Focus on your customers – Six ways to win at search marketing
To gain traffic and visibility from search engines, you need to implement search marketing, which can involve both paid and unpaid or organic efforts.
Organic search marketing involves Search Engine Optimisation (SEO) which is all about ensuring your website can be easily found by those people looking for you or your products. The goal is to be on Google’s first page of organic search terms. Simply put, all the content you create on your website should have the end goal of SEO optimisation.
Paid search is where advertising tools are such as Google Adwords are used. These are keyword based text ads on Google’s search pages, where the keywords work as triggers. Whenever a user types the keyword into the Google search engine, your ad will be shown; typically at the top, bottom, or on the side of a search engine results page. These ads look similar to organic results.
When considering search marketing activity there’s a few things that you need to think about.
The “I don’t have a big budget” limiting mindset
There’s no getting away from the fact that the more budget you have, the more you can do in terms of digital marketing activity.
However, there’s a lot that can be done that’s very cost effective and allows your brand to be found on the web. This includes having a well-written, optimised website, having interesting, relevant blogs, effective use of social media. Then there’s also paid activity, so using Google Adwords etc. If investing in paid activity carry out a test to see how effective it is.
Understand your customer journey
You need to understand how customers engage with your brand. What are the main search terms? Ask yourself:
- What search terms will get you in front of the right new customers? And which are the most cost effective/realistic to target?
- Does a customer, or should I expect a customer to learn about my brand/product/service and convert there and then? If not, what’s the next key touch points and search terms to build trust and credibility?
- How can I ensure when someone is looking for my product that I deliver the right landing page and give them the right information to buy from me and not someone else?
Surprisingly, don’t always focus on terms which directly lead to sales as focusing on conversion has a saturation point. You need brand awareness activity to grow and search has a key part. Building awareness for your company means more people know about your products and results in a bigger pool of potential customers to engage with and convert.
So that’s all very well, but what do you actually have to do?
Content is vital for SEO and rankings
Start with thoroughly understanding your audience, their interests and pain points. Then create a content strategy based on the subjects would be helpful and interesting to them. Do all this before starting on any content pieces. No one wants a thinly veiled sales pitch dressed up as a blog.
Don’t be boring
Search engines look for content that real people would find useful, ultimately if you don’t know why your customer would want to read it / watch it / listen to it, don’t make it. It’s less about quantity of pieces and more about the quality.
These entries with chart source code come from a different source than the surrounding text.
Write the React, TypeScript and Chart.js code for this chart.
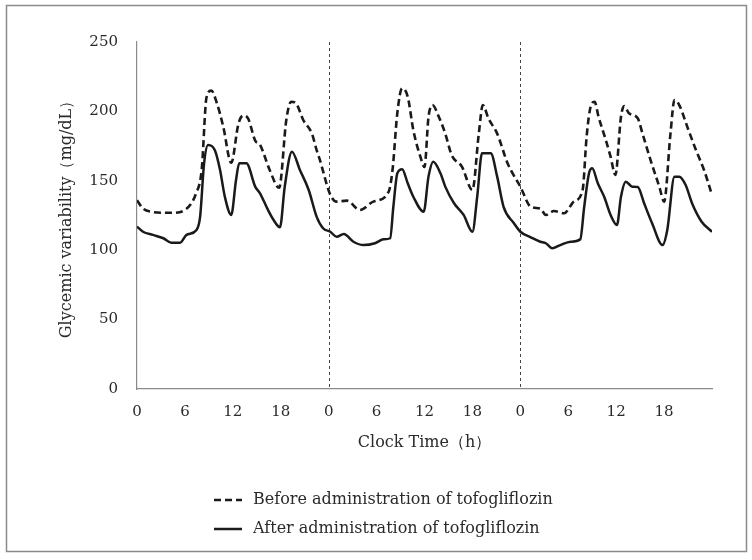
import React, { useEffect, useRef } from "react";
import { Chart, registerables } from "chart.js";

Chart.register(...registerables);

// ---- Data (hours since start of day 1, glucose mg/dL) ----
const beforeHours = [
  0, 0.75, 2, 3.3, 4.5, 6, 7.4, 8.1, 8.7, 9.3, 10.0, 10.8, 11.8, 12.7, 13.3, 13.9, 14.8, 15.4, 16.6, 17.8,
  18.7, 19.3, 20.0, 20.8, 21.9, 22.5, 22.9, 24.2, 25.0, 26.3, 27.9, 29.6, 31.5, 32.0, 32.6, 33.2, 33.9,
  34.6, 35.5, 36.0, 36.5, 37.0, 37.8, 38.6, 39.4, 40.7, 42.0, 42.8, 43.3, 44.0, 45.1, 46.4, 46.8, 48.0,
  49.3, 50.5, 51.2, 52.2, 53.5, 54.7, 55.8, 56.3, 56.8, 57.3, 57.8, 58.7, 59.3, 59.9, 60.6, 61.0, 61.6,
  62.7, 63.3, 64.3, 65.4, 66.0, 66.8, 67.3, 67.9, 68.9, 70.0, 71.0, 72.0,
];
const beforeValues = [
  136, 130, 127.5, 127, 127, 129, 141, 158, 210, 215, 206, 189, 163, 191, 197, 195, 179, 176, 158, 145,
  194, 207, 205, 194, 184, 172, 165, 140, 135, 135.7, 129, 135, 142, 158, 199, 216.6, 210.6,
  186.6, 167, 160, 196, 204.6, 196, 184, 168.6, 160, 143.4, 184, 204.6, 195, 184, 162.6, 157.8, 145.8,
  131.3, 130, 125.4, 128.2, 126.6, 135, 143.4, 181.8, 203.4, 207, 196, 179.4, 167.4, 154.2, 196, 203.9, 198.6,
  195, 184, 165, 145.8, 135, 184, 208.2, 204.6, 189, 172, 157.8, 139.8,
];
const afterHours = [
  0, 0.75, 2, 3.3, 4.3, 5.4, 6.2, 7.45, 7.9, 8.4, 8.9, 9.75, 10.4, 11.0, 11.8, 12.4, 12.8, 13.7, 14.8, 15.4,
  16.4, 17.1, 17.9, 18.5, 19.4, 20.4, 21.5, 22.5, 23.3, 24.2, 25.0, 25.9, 27.1, 28.4, 29.8, 30.9, 31.7,
  32.1, 32.6, 33.2, 33.9, 34.6, 35.9, 36.5, 37.1, 38.0, 38.6, 39.7, 40.9, 42.0, 42.6, 43.2, 44.3, 45.1,
  45.9, 47.2, 48.0, 49.3, 50.5, 51.2, 52.0, 53.0, 54.3, 55.5, 56.0, 56.6, 57.0, 57.7, 58.5, 59.3, 60.1,
  60.6, 61.2, 62.0, 62.7, 63.5, 64.5, 65.8, 66.4, 67.3, 67.9, 68.7, 69.5, 70.7, 72.0,
];
const afterValues = [
  117, 113.3, 111, 108.6, 105.4, 105.4, 111, 114.6, 124, 162.6, 175.8, 172, 157.8, 138.5, 125.4, 150.6, 162.6, 162.6, 145.8, 141,
  129, 121.8, 116.5, 145.8, 171, 157.8, 143.4, 124, 115.8, 113.3, 109.7, 111.7, 106.1, 103.7, 105, 107.8, 108.6,
  131.3, 155.4, 158.3, 148.2, 138.5, 127.7, 153, 163.8, 155.4, 145.8, 133.8, 125.4, 113.3, 138.5, 169.8, 169.8, 153,
  131.3, 119.4, 113.3, 109.3, 106.1, 105, 101.4, 103.7, 106.1, 107.8, 131.3, 155.4, 159, 148.2, 138.5, 125.4, 118.2,
  138.5, 149.4, 145.8, 145.5, 133.8, 119.4, 103.7, 114.6, 153, 153, 147, 133.8, 120.5, 113.3,
];

const seriesLabels = ["Before administration of tofogliflozin", "After administration of tofogliflozin"];
const dayBoundaries = [24, 48];
const xTickHours = [0, 6, 12, 18, 24, 30, 36, 42, 48, 54, 60, 66];
const xTickLabels = ["0", "6", "12", "18", "0", "6", "12", "18", "0", "6", "12", "18"];
const yTicksValues = [0, 50, 100, 150, 200, 250];
const xTitle = "Clock Time（h）";
const yTitle = "Glycemic variability（mg/dL）";

const FONT = "'DejaVu Serif', 'Liberation Serif', serif";
const TEXT = "#2a2a2a";
const AXIS = "#8a8a8a";

function toPoints(xs: number[], ys: number[]) {
  return xs.map((x, i) => ({ x, y: ys[i] }));
}

const decorPlugin = {
  id: "decor",
  beforeDraw(chart: any) {
    const { ctx } = chart;
    ctx.save();
    ctx.fillStyle = "#ffffff";
    ctx.fillRect(0, 0, chart.width, chart.height);
    ctx.strokeStyle = AXIS;
    ctx.lineWidth = 1.5;
    ctx.strokeRect(6.5, 5.5, 740, 546);
    ctx.restore();
  },
  beforeDatasetsDraw(chart: any) {
    const { ctx, chartArea, scales } = chart;
    ctx.save();
    ctx.strokeStyle = "#444";
    ctx.lineWidth = 1;
    ctx.setLineDash([3, 3]);
    dayBoundaries.forEach((h) => {
      const x = Math.round(scales.x.getPixelForValue(h)) + 0.5;
      ctx.beginPath();
      ctx.moveTo(x, chartArea.top);
      ctx.lineTo(x, chartArea.bottom);
      ctx.stroke();
    });
    ctx.restore();
  },
  afterDraw(chart: any) {
    const { ctx } = chart;
    const rows = [500, 529];
    ctx.save();
    chart.data.datasets.forEach((ds: any, i: number) => {
      const y = rows[i];
      ctx.strokeStyle = ds.borderColor;
      ctx.lineWidth = ds.borderWidth;
      ctx.setLineDash(ds.borderDash || []);
      ctx.beginPath();
      ctx.moveTo(214, y);
      ctx.lineTo(242, y);
      ctx.stroke();
      ctx.setLineDash([]);
      ctx.fillStyle = TEXT;
      ctx.font = `16px ${FONT}`;
      ctx.textAlign = "left";
      ctx.textBaseline = "middle";
      ctx.fillText(ds.label, 253, y);
    });
    ctx.restore();
  },
};

export default function App() {
  const ref = useRef<HTMLCanvasElement | null>(null);

  useEffect(() => {
    if (!ref.current) return;
    const chart = new Chart(ref.current, {
      type: "line",
      data: {
        datasets: [
          {
            label: seriesLabels[0],
            data: toPoints(beforeHours, beforeValues),
            borderColor: "#1a1a1a",
            borderWidth: 2.6,
            borderDash: [7, 4],
            pointRadius: 0,
            fill: false,
            cubicInterpolationMode: "monotone",
          },
          {
            label: seriesLabels[1],
            data: toPoints(afterHours, afterValues),
            borderColor: "#1a1a1a",
            borderWidth: 2.5,
            pointRadius: 0,
            fill: false,
            cubicInterpolationMode: "monotone",
          },
        ],
      },
      options: {
        responsive: false,
        animation: false,
        events: [],
        layout: { padding: { left: 0, right: 40, top: 42, bottom: 108 } },
        plugins: { legend: { display: false }, tooltip: { enabled: false } },
        scales: {
          x: {
            type: "linear",
            min: 0,
            max: 72,
            grid: { display: false, drawTicks: false },
            border: { display: true, color: AXIS, width: 1.2 },
            afterBuildTicks: (scale: any) => {
              scale.ticks = xTickHours.map((v) => ({ value: v }));
            },
            ticks: {
              padding: 14,
              color: TEXT,
              font: { family: FONT, size: 15 },
              maxRotation: 0,
              autoSkip: false,
              callback: (v: any) => {
                const i = xTickHours.indexOf(Number(v));
                return i >= 0 ? xTickLabels[i] : "";
              },
            },
            title: {
              display: true,
              text: xTitle,
              color: TEXT,
              font: { family: FONT, size: 16 },
              padding: { top: 0, bottom: 0 },
            },
            afterFit: (scale: any) => {
              scale.height = 63;
            },
          },
          y: {
            min: 0,
            max: 250,
            grid: { display: false, drawTicks: false },
            border: { display: true, color: AXIS, width: 1.2 },
            afterBuildTicks: (scale: any) => {
              scale.ticks = yTicksValues.map((v) => ({ value: v }));
            },
            ticks: {
              padding: 19,
              color: TEXT,
              font: { family: FONT, size: 15 },
            },
            title: {
              display: true,
              text: yTitle,
              color: TEXT,
              font: { family: FONT, size: 16 },
              padding: { top: 57, bottom: 0 },
            },
            afterFit: (scale: any) => {
              scale.width = 137;
            },
          },
        },
      },
      plugins: [decorPlugin],
    } as any);
    return () => chart.destroy();
  }, []);

  return (
    <div style={{ position: "absolute", left: 0, top: 0, width: 752, height: 560, background: "#fff" }}>
      <canvas ref={ref} width={752} height={560} style={{ display: "block", width: 752, height: 560 }} />
    </div>
  );
}
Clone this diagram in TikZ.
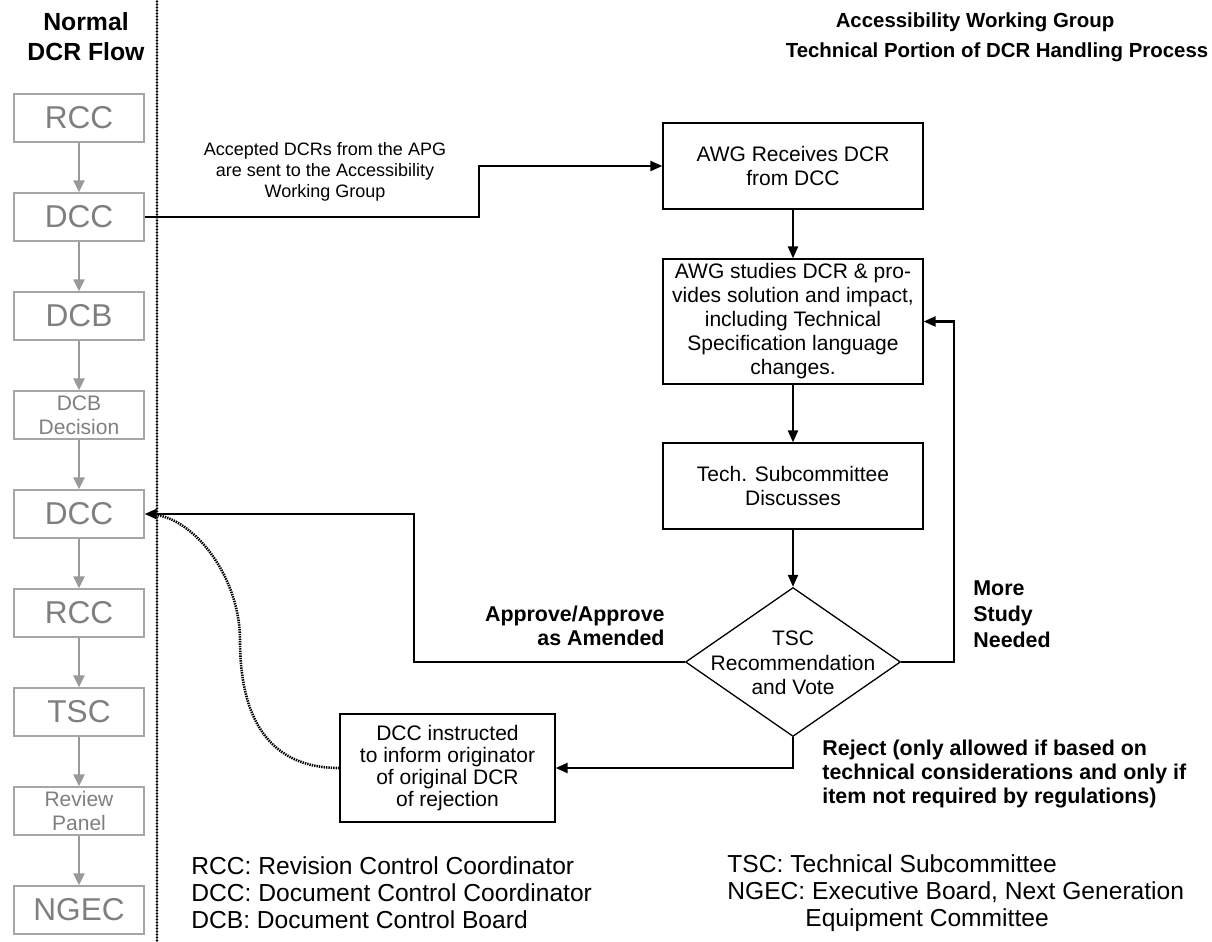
\documentclass[tikz,border=0pt]{standalone}
\usepackage{fontspec}
\setmainfont{Liberation Sans}
\usetikzlibrary{arrows.meta,shapes.geometric}
\definecolor{boxgray}{HTML}{A6A6A6}
\definecolor{textgray}{HTML}{7F7F7F}
\definecolor{arrgray}{HTML}{999999}
\begin{document}
\begin{tikzpicture}[x=0.5pt,y=-0.5pt,
 gbox/.style={draw=boxgray, line width=0.65pt, minimum width=65pt, minimum height=24pt, inner sep=0pt, text=textgray, font=\fontsize{15.8}{17}\selectfont},
 gsmall/.style={gbox, font=\fontsize{10.5}{12}\selectfont, align=center},
 garrow/.style={draw=arrgray, line width=1.1pt, -{Triangle[length=6pt,width=5.5pt]}},
 box/.style={draw, line width=0.65pt, inner sep=0pt, align=center, font=\fontsize{10.5}{12}\selectfont},
 arr/.style={line width=1.1pt, -{Triangle[length=6pt,width=5pt]}},
 lbl/.style={font=\bfseries\fontsize{10.7}{11.8}\selectfont, inner sep=0pt},
 plain/.style={inner sep=0pt},
 sepdot/.style={fill=black},
 finedots/.style={line width=1.3pt, dash pattern=on 0.7pt off 0.5pt},
]
\useasboundingbox (0,0) rectangle (1212,942);

% separator (row of round dots)
\coordinate (dtop) at (157,0);
\foreach \i in {0,...,313} {\fill[sepdot] (157,{1.5+\i*3}) circle[radius=0.72pt];}

% headers
\node[plain, font=\bfseries\fontsize{12.4}{15}\selectfont, align=center] (hl) at (86,37) {Normal\\DCR Flow};
\node[plain, font=\bfseries\fontsize{10.2}{15}\selectfont] (hr1) at (975,22) {Accessibility Working Group};
\node[plain, font=\bfseries\fontsize{10.2}{15}\selectfont] (hr2) at (997,52) {Technical Portion of DCR Handling Process};

% normal flow column
\node[gbox] (g1) at (79,118) {RCC};
\node[gbox] (g2) at (79,217) {DCC};
\node[gbox] (g3) at (79,316) {DCB};
\node[gsmall] (g4) at (79,415) {DCB\\Decision};
\node[gbox] (g5) at (79,514) {DCC};
\node[gbox] (g6) at (79,613) {RCC};
\node[gbox] (g7) at (79,712) {TSC};
\node[gsmall] (g8) at (79,811) {Review\\Panel};
\node[gbox] (g9) at (79,910) {NGEC};
\foreach \a/\b in {g1/g2,g2/g3,g3/g4,g4/g5,g5/g6,g6/g7,g7/g8,g8/g9}
  \draw[garrow] (\a) -- (\b);

% AWG process
\node[box, minimum width=130pt, minimum height=43pt] (recv) at (793,166) {AWG Receives DCR\\from DCC};
\node[box, minimum width=130pt, minimum height=62.5pt] (study) at (793,321.5) {AWG studies DCR \& pro-\\vides solution and impact,\\including Technical\\Specification language\\changes.};
\node[box, minimum width=130pt, minimum height=43pt] (tech) at (793,486) {Tech. Subcommittee\\Discusses};
\node[draw, diamond, line width=0.65pt, minimum width=107.5pt, minimum height=74.5pt, inner sep=0pt] (tsc) at (793,662) {};
\node[plain, font=\fontsize{10.5}{12.3}\selectfont, align=center] (tsct) at (793,663) {TSC\\Recommendation\\and Vote};
\node[box, minimum width=107.5pt, minimum height=54pt, font=\fontsize{10.5}{11}\selectfont] (rej) at (447.5,768) {DCC instructed\\to inform originator\\of original DCR\\of rejection};

% labels
\node[plain, font=\fontsize{9}{10.5}\selectfont, align=center] (acc) at (325,172) {Accepted DCRs from the APG\\are sent to the Accessibility\\Working Group};
\node[lbl, align=right, anchor=east] (appr) at (665,626) {Approve/Approve\\as Amended};
\node[lbl, align=left, anchor=west, font=\bfseries\fontsize{10.7}{13}\selectfont] (more) at (973,614) {More\\Study\\Needed};
\node[lbl, align=left, anchor=west] (rjl) at (822,774) {Reject (only allowed if based on\\technical considerations and only if\\item not required by regulations)};

% connectors
\coordinate (j1) at (479,217);
\draw[arr] (g2.east) -- (j1) |- (recv.west);
\draw[arr] (recv) -- (study);
\draw[arr] (study) -- (tech);
\draw[arr] (tech) -- (tsc.north);
\coordinate (j2) at (414,662);
\draw[arr] (tsc.west) -- (j2) |- (g5.east);
\coordinate (j3) at (954,662);
\draw[arr] (tsc.east) -- (j3) |- (study.east);
\draw[arr] (tsc.south) |- (rej.east);
\coordinate (tip) at (157,515);
\coordinate (cmid) at (240,640);
\draw[finedots] (rej.west) .. controls (270,768) and (240,720) .. (cmid) .. controls (240,580) and (198,522) .. (tip);

% legend
\node[plain, font=\fontsize{12.3}{13.5}\selectfont, align=left, anchor=west] (leg1) at (191,893) {RCC: Revision Control Coordinator\\DCC: Document Control Coordinator\\DCB: Document Control Board};
\node[plain, font=\fontsize{12.3}{13.5}\selectfont, align=left, anchor=west] (leg2) at (727,893) {TSC: Technical Subcommittee\\NGEC: Executive Board, Next Generation\\\hspace*{39pt}Equipment Committee};
\end{tikzpicture}
\end{document}
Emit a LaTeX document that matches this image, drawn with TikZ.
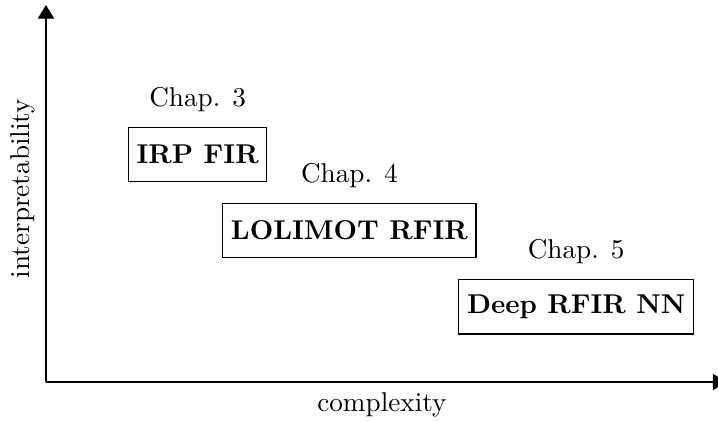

Below’s an example of the sales funnel and the content required for different stages of the customer journey of a make up brand.
As well as focusing on your own site there’s a few other things that will help boost your search rankings
These including building a fan base across social media platforms, affiliating with high-traffic sites
SEO takes time, sometimes a long time to deliver results
SEO is important, and driving organic traffic can create a sustainable source of traffic. The way SEO has changed means ranking is harder. If you want to be on page one on Google, you need to do these things better than your competitors already there.
This takes time to achieve, even sometimes over a year.
An effective SEO strategy has three core areas:
Technical Optimisation – making sure your website is technically sound and optimised for what consumers want/expect from your product/services.
Content – search engines such as Google use content to understand what you’re communicating and selling.
Authority – Google ranks predominantly based on authority and relevance. To get authority you need to get links from relevant, high-authority sites pointing back to your site.
Think small
When it comes to SEO and driving search rankings do this in stages. Take time to build brand awareness with the search engines, and generating the need for users to search for you, forcing search engines to look for you.
All of these points will help build SEO authority – the key to success with search engines like Google.
Beyond this and to support your SEO activity another way of driving traffic to your website and to familiarise potential sales leads with your brand is with an online advertising campaign using paid search such as Google AdWords.